Before we all get swept away on a tide of hysteria about what a saviour of civil liberties David Davis is, we maybe want to take a long, hard look at his record. Here is a man who quite happily voted for 28 days' detention without charge not that long ago - a huge increase from the then 3 day limit. He is pro hanging. He has voted, as well as more recently created, the Tory line on immigration. I suspect that if he is re-elected he will continue to vote the Tory line on pretty much everything.
I wonder if he would have had such an unsurmountable attack of principle if he had represented a Tory/Labour marginal, where just a few votes switching could send him down to the Job Centre. Now that the Liberal Democrats have given him a free run at his own seat, he only really has to defeat a fairly negligible Labour vote.
I don't believe that this is some sort of heroic plan, hatched last night, to stand up for our rights as citizens. Election campaigns take time to plan, even with the modern by election sprint campaigns we have been used to. This is just another Tory opportunistic stunt.
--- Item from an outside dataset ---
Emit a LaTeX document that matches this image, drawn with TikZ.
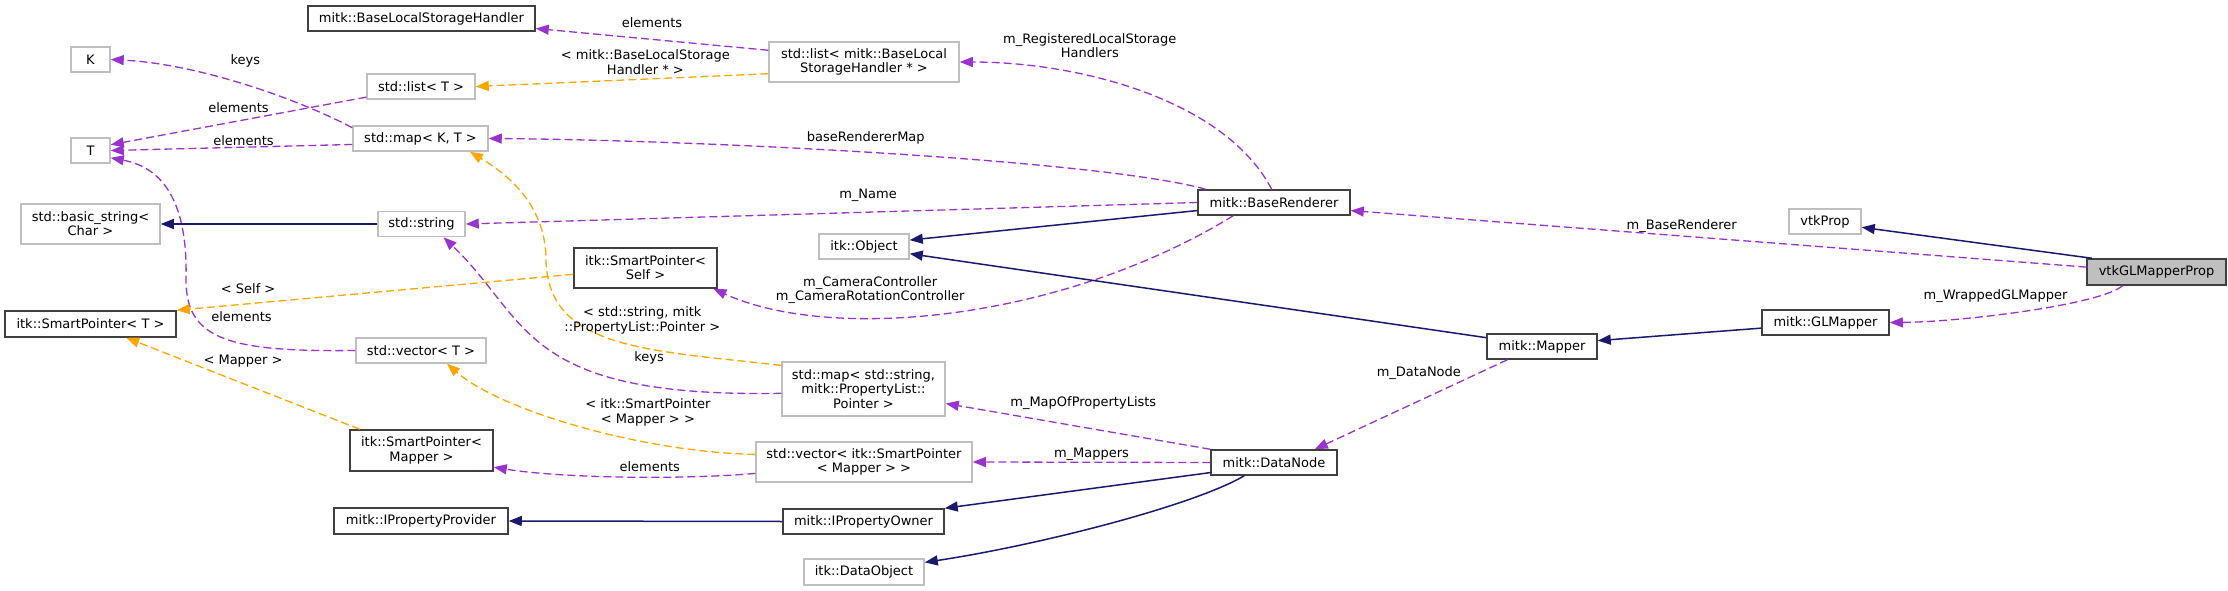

Remember the Tories are the people who banned unions at GCHQ, introduced Section 28, failed to take effective action against South Africa during apartheid, failed to support devolution, fair votes, and equalities laws. They supported the Iraq war while the Liberal Democrats have consistently stood up for human rights and civil liberties as part of our core philosophy for a very long time.
Part of me wants us to take Davis on and beat him. If there is any sign of any Conservative management of his campaign, then I think we could honoourably change our minds and enter the contest. We are in a reasonable second place and could do it. Why let him fight a by-election on an issue of his choosing? If he wants to face the people, he should do so on his whole record, and that of the party he is still a part of.
The result of this unnecessary by election will be completely meaningless - Labour couldn't win if they tried there. Maybe we are right to refuse to dignify this opportunistic charade, but I can't help feeling it's an opportunity lost.